• _TASK DESCRIPTION_:
Return each line of the data below exactly, omitting any pictures.

• _DATA EXTRACT_:
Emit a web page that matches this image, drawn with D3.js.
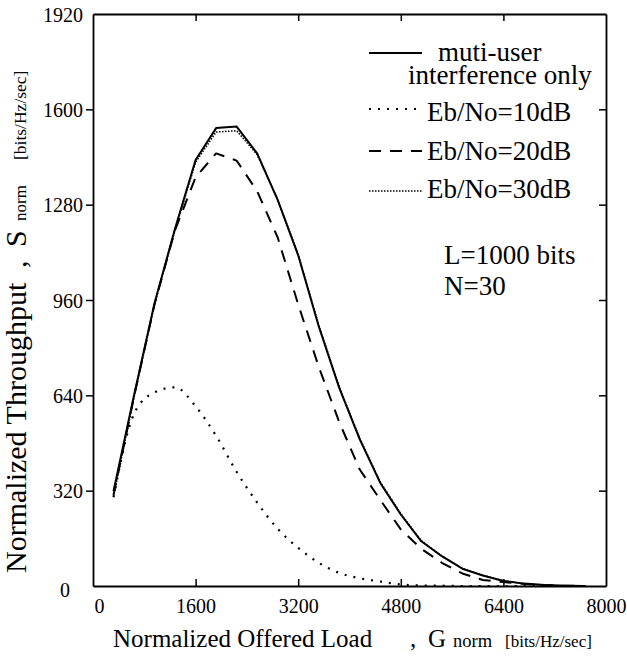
<!DOCTYPE html>
<html>
<head>
<meta charset="utf-8">
<script src="https://cdn.jsdelivr.net/npm/d3@7"></script>
</head>
<body style="margin:0">
<div id="chart"></div>
<script>
// offered load G (x values)
var load = [320, 640, 960, 1280, 1600, 1920, 2240, 2560, 2880, 3200, 3520, 3840,
            4160, 4480, 4800, 5120, 5440, 5760, 6080, 6400, 6720, 7040, 7360, 7680];

// throughput S for each curve
var muiOnly = [318, 640, 950, 1200, 1430, 1537, 1542, 1452, 1296, 1110, 872, 665,
               492, 346, 240, 150, 100, 58, 35, 17, 8, 3, 1, 0];
var eb10 = [298, 578, 650, 667, 603, 504, 383, 280, 192, 128, 78, 44,
            26, 15, 5, 2, 1, 0, 0, 0, 0, 0, 0, 0];
var eb20 = [305, 636, 946, 1195, 1372, 1452, 1428, 1325, 1170, 945, 736, 550,
            391, 289, 190, 125, 78, 42, 20, 13, 7, 3, 1, 0];
var eb30 = [300, 633, 945, 1195, 1422, 1524, 1528, 1448, 1297, 1113, 876, 669,
            496, 349, 243, 152, 101, 59, 36, 18, 8, 3, 1, 0];

var xTicks = [0, 1600, 3200, 4800, 6400, 8000];
var yTicks = [0, 320, 640, 960, 1280, 1600, 1920];

var legendNames = ["muti-user", "Eb/No=10dB", "Eb/No=20dB", "Eb/No=30dB"];
var noteLines = ["L=1000 bits", "N=30"];

const dims = { width: 627, height: 660 };
const margins = { top: 14, right: 21, bottom: 74, left: 93 };

var svg = d3.select("#chart").append("svg")
    .attr("width", dims.width)
    .attr("height", dims.height)
    .attr("font-family", "Liberation Serif");

var scaleX = d3.scaleLinear()
    .domain([0, 8000])
    .range([margins.left, dims.width - margins.right]);

var scaleY = d3.scaleLinear()
    .domain([0, 1920])
    .range([dims.height - margins.bottom, margins.top]);

var x0 = scaleX.range()[0], x1 = scaleX.range()[1];
var y0 = scaleY.range()[0], y1 = scaleY.range()[1];

// axes (frame): bottom & left labelled, top & right only ticks
var fmt = d3.format("d");
var axisB = d3.axisBottom(scaleX).tickValues(xTicks).tickFormat(fmt).tickSizeInner(-7).tickSizeOuter(0).tickPadding(13);
var axisL = d3.axisLeft(scaleY).tickValues(yTicks).tickFormat(fmt).tickSizeInner(7).tickSizeOuter(0).tickPadding(3);
var axisT = d3.axisTop(scaleX).tickValues(xTicks).tickSizeInner(-7).tickSizeOuter(0).tickFormat("");
var axisR = d3.axisRight(scaleY).tickValues(yTicks).tickSizeInner(-7).tickSizeOuter(0).tickFormat("");

var gB = svg.append("g").attr("transform", "translate(0," + y0 + ")").call(axisB);
var gL = svg.append("g").attr("transform", "translate(" + x0 + ",0)").call(axisL);
var gT = svg.append("g").attr("transform", "translate(0," + y1 + ")").call(axisT);
var gR = svg.append("g").attr("transform", "translate(" + x1 + ",0)").call(axisR);

[gB, gL, gT, gR].forEach(function (g) {
    g.attr("font-family", "Liberation Serif").attr("font-size", 20);
    g.select(".domain").attr("stroke", "#000").attr("stroke-width", 1.8);
    g.selectAll(".tick line").attr("stroke", "#000").attr("stroke-width", 1.5);
});
// corner ticks are hidden by the frame
gT.selectAll(".tick").filter(d => d === 0 || d === 8000).remove();
gR.selectAll(".tick").filter(d => d === 0 || d === 1920).remove();
gB.selectAll(".tick line").filter(d => d === 0 || d === 8000).remove();
gL.selectAll(".tick line").filter(d => d === 0 || d === 1920).remove();

gL.selectAll(".tick text").attr("dy", "0.36em");
gL.selectAll(".tick text").filter(d => d === 0).attr("dx", -13).attr("dy", "0.5em");
gB.selectAll(".tick text").filter(d => d === 0).attr("dx", 6);

// curves
function lineFor(values, curve) {
    return d3.line()
        .x((d, i) => scaleX(load[i]))
        .y(d => scaleY(d))
        .curve(curve)(values);
}

var styles = [
    { values: eb10, dash: "2,7", width: 2.2, curve: d3.curveMonotoneX },
    { values: eb20, dash: "12,9", width: 2, curve: d3.curveLinear },
    { values: muiOnly, dash: null, width: 2, curve: d3.curveLinear },
    { values: eb30, dash: "1.5,1.5", width: 1.5, curve: d3.curveLinear }
];

svg.selectAll(".curve")
    .data(styles)
    .enter()
    .append("path")
    .attr("class", "curve")
    .attr("d", d => lineFor(d.values, d.curve))
    .attr("fill", "none")
    .attr("stroke", "#000")
    .attr("stroke-width", d => d.width)
    .attr("stroke-dasharray", d => d.dash)
    .attr("stroke-linejoin", "round");

// text helper
function piece(g, x, y, size, txt) {
    return g.append("text")
        .style("font-family", "'Liberation Serif'")
        .style("font-size", size + "px")
        .attr("x", x).attr("y", y)
        .text(txt);
}

// legend
var legendStyle = [
    { dash: null, width: 2 },
    { dash: "2,7", width: 2 },
    { dash: "12,9", width: 2 },
    { dash: "1.5,1.5", width: 1.5 }
];
var legLineY = [53, 109, 151, 191];
var legTextY = [61, 121, 160, 198];
var legTextX = [438, 427, 427, 427];

var leg = svg.append("g");
legendNames.forEach(function (name, i) {
    leg.append("line")
        .attr("x1", 369).attr("x2", 422)
        .attr("y1", legLineY[i]).attr("y2", legLineY[i])
        .attr("stroke", "#000")
        .attr("stroke-width", legendStyle[i].width)
        .attr("stroke-dasharray", legendStyle[i].dash);
    piece(leg, legTextX[i], legTextY[i], 27, name);
});
piece(leg, 408, 84, 27, "interference only");
noteLines.forEach(function (t, i) {
    piece(leg, 444, 264 + i * 31, 27, t);
});

// x axis title
var xt = svg.append("g");
piece(xt, 113, 647, 25, "Normalized Offered Load");
piece(xt, 410, 647, 25, ",");
piece(xt, 428, 647, 25, "G");
piece(xt, 453, 647, 18.5, "norm");
piece(xt, 505, 647, 17, "[bits/Hz/sec]");

// y axis title (rotated)
var yt = svg.append("g").attr("transform", "rotate(-90)");
piece(yt, -573, 26, 30, "Normalized Throughput");
piece(yt, -268, 26, 30, ",");
piece(yt, -247, 26, 30, "S");
piece(yt, -221, 26, 17, "norm");
piece(yt, -160, 26, 17.5, "[bits/Hz/sec]");

gB.selectAll(".tick text").style("font-family", "'Liberation Serif'").style("font-size", "20px");
gL.selectAll(".tick text").style("font-family", "'Liberation Serif'").style("font-size", "20px");
</script>
</body>
</html>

• _WRITTEN SOLUTION_:
Emit a web page that matches this image, drawn with D3.js.
<!DOCTYPE html>
<html>
<head>
<meta charset="utf-8">
<script src="https://cdn.jsdelivr.net/npm/d3@7"></script>
</head>
<body style="margin:0">
<div id="chart"></div>
<script>
// offered load G (x values)
var load = [320, 640, 960, 1280, 1600, 1920, 2240, 2560, 2880, 3200, 3520, 3840,
            4160, 4480, 4800, 5120, 5440, 5760, 6080, 6400, 6720, 7040, 7360, 7680];

// throughput S for each curve
var muiOnly = [318, 640, 950, 1200, 1430, 1537, 1542, 1452, 1296, 1110, 872, 665,
               492, 346, 240, 150, 100, 58, 35, 17, 8, 3, 1, 0];
var eb10 = [298, 578, 650, 667, 603, 504, 383, 280, 192, 128, 78, 44,
            26, 15, 5, 2, 1, 0, 0, 0, 0, 0, 0, 0];
var eb20 = [305, 636, 946, 1195, 1372, 1452, 1428, 1325, 1170, 945, 736, 550,
            391, 289, 190, 125, 78, 42, 20, 13, 7, 3, 1, 0];
var eb30 = [300, 633, 945, 1195, 1422, 1524, 1528, 1448, 1297, 1113, 876, 669,
            496, 349, 243, 152, 101, 59, 36, 18, 8, 3, 1, 0];

var xTicks = [0, 1600, 3200, 4800, 6400, 8000];
var yTicks = [0, 320, 640, 960, 1280, 1600, 1920];

var legendNames = ["muti-user", "Eb/No=10dB", "Eb/No=20dB", "Eb/No=30dB"];
var noteLines = ["L=1000 bits", "N=30"];

const dims = { width: 627, height: 660 };
const margins = { top: 14, right: 21, bottom: 74, left: 93 };

var svg = d3.select("#chart").append("svg")
    .attr("width", dims.width)
    .attr("height", dims.height)
    .attr("font-family", "Liberation Serif");

var scaleX = d3.scaleLinear()
    .domain([0, 8000])
    .range([margins.left, dims.width - margins.right]);

var scaleY = d3.scaleLinear()
    .domain([0, 1920])
    .range([dims.height - margins.bottom, margins.top]);

var x0 = scaleX.range()[0], x1 = scaleX.range()[1];
var y0 = scaleY.range()[0], y1 = scaleY.range()[1];

// axes (frame): bottom & left labelled, top & right only ticks
var fmt = d3.format("d");
var axisB = d3.axisBottom(scaleX).tickValues(xTicks).tickFormat(fmt).tickSizeInner(-7).tickSizeOuter(0).tickPadding(13);
var axisL = d3.axisLeft(scaleY).tickValues(yTicks).tickFormat(fmt).tickSizeInner(7).tickSizeOuter(0).tickPadding(3);
var axisT = d3.axisTop(scaleX).tickValues(xTicks).tickSizeInner(-7).tickSizeOuter(0).tickFormat("");
var axisR = d3.axisRight(scaleY).tickValues(yTicks).tickSizeInner(-7).tickSizeOuter(0).tickFormat("");

var gB = svg.append("g").attr("transform", "translate(0," + y0 + ")").call(axisB);
var gL = svg.append("g").attr("transform", "translate(" + x0 + ",0)").call(axisL);
var gT = svg.append("g").attr("transform", "translate(0," + y1 + ")").call(axisT);
var gR = svg.append("g").attr("transform", "translate(" + x1 + ",0)").call(axisR);

[gB, gL, gT, gR].forEach(function (g) {
    g.attr("font-family", "Liberation Serif").attr("font-size", 20);
    g.select(".domain").attr("stroke", "#000").attr("stroke-width", 1.8);
    g.selectAll(".tick line").attr("stroke", "#000").attr("stroke-width", 1.5);
});
// corner ticks are hidden by the frame
gT.selectAll(".tick").filter(d => d === 0 || d === 8000).remove();
gR.selectAll(".tick").filter(d => d === 0 || d === 1920).remove();
gB.selectAll(".tick line").filter(d => d === 0 || d === 8000).remove();
gL.selectAll(".tick line").filter(d => d === 0 || d === 1920).remove();

gL.selectAll(".tick text").attr("dy", "0.36em");
gL.selectAll(".tick text").filter(d => d === 0).attr("dx", -13).attr("dy", "0.5em");
gB.selectAll(".tick text").filter(d => d === 0).attr("dx", 6);

// curves
function lineFor(values, curve) {
    return d3.line()
        .x((d, i) => scaleX(load[i]))
        .y(d => scaleY(d))
        .curve(curve)(values);
}

var styles = [
    { values: eb10, dash: "2,7", width: 2.2, curve: d3.curveMonotoneX },
    { values: eb20, dash: "12,9", width: 2, curve: d3.curveLinear },
    { values: muiOnly, dash: null, width: 2, curve: d3.curveLinear },
    { values: eb30, dash: "1.5,1.5", width: 1.5, curve: d3.curveLinear }
];

svg.selectAll(".curve")
    .data(styles)
    .enter()
    .append("path")
    .attr("class", "curve")
    .attr("d", d => lineFor(d.values, d.curve))
    .attr("fill", "none")
    .attr("stroke", "#000")
    .attr("stroke-width", d => d.width)
    .attr("stroke-dasharray", d => d.dash)
    .attr("stroke-linejoin", "round");

// text helper
function piece(g, x, y, size, txt) {
    return g.append("text")
        .style("font-family", "'Liberation Serif'")
        .style("font-size", size + "px")
        .attr("x", x).attr("y", y)
        .text(txt);
}

// legend
var legendStyle = [
    { dash: null, width: 2 },
    { dash: "2,7", width: 2 },
    { dash: "12,9", width: 2 },
    { dash: "1.5,1.5", width: 1.5 }
];
var legLineY = [53, 109, 151, 191];
var legTextY = [61, 121, 160, 198];
var legTextX = [438, 427, 427, 427];

var leg = svg.append("g");
legendNames.forEach(function (name, i) {
    leg.append("line")
        .attr("x1", 369).attr("x2", 422)
        .attr("y1", legLineY[i]).attr("y2", legLineY[i])
        .attr("stroke", "#000")
        .attr("stroke-width", legendStyle[i].width)
        .attr("stroke-dasharray", legendStyle[i].dash);
    piece(leg, legTextX[i], legTextY[i], 27, name);
});
piece(leg, 408, 84, 27, "interference only");
noteLines.forEach(function (t, i) {
    piece(leg, 444, 264 + i * 31, 27, t);
});

// x axis title
var xt = svg.append("g");
piece(xt, 113, 647, 25, "Normalized Offered Load");
piece(xt, 410, 647, 25, ",");
piece(xt, 428, 647, 25, "G");
piece(xt, 453, 647, 18.5, "norm");
piece(xt, 505, 647, 17, "[bits/Hz/sec]");

// y axis title (rotated)
var yt = svg.append("g").attr("transform", "rotate(-90)");
piece(yt, -573, 26, 30, "Normalized Throughput");
piece(yt, -268, 26, 30, ",");
piece(yt, -247, 26, 30, "S");
piece(yt, -221, 26, 17, "norm");
piece(yt, -160, 26, 17.5, "[bits/Hz/sec]");

gB.selectAll(".tick text").style("font-family", "'Liberation Serif'").style("font-size", "20px");
gL.selectAll(".tick text").style("font-family", "'Liberation Serif'").style("font-size", "20px");
</script>
</body>
</html>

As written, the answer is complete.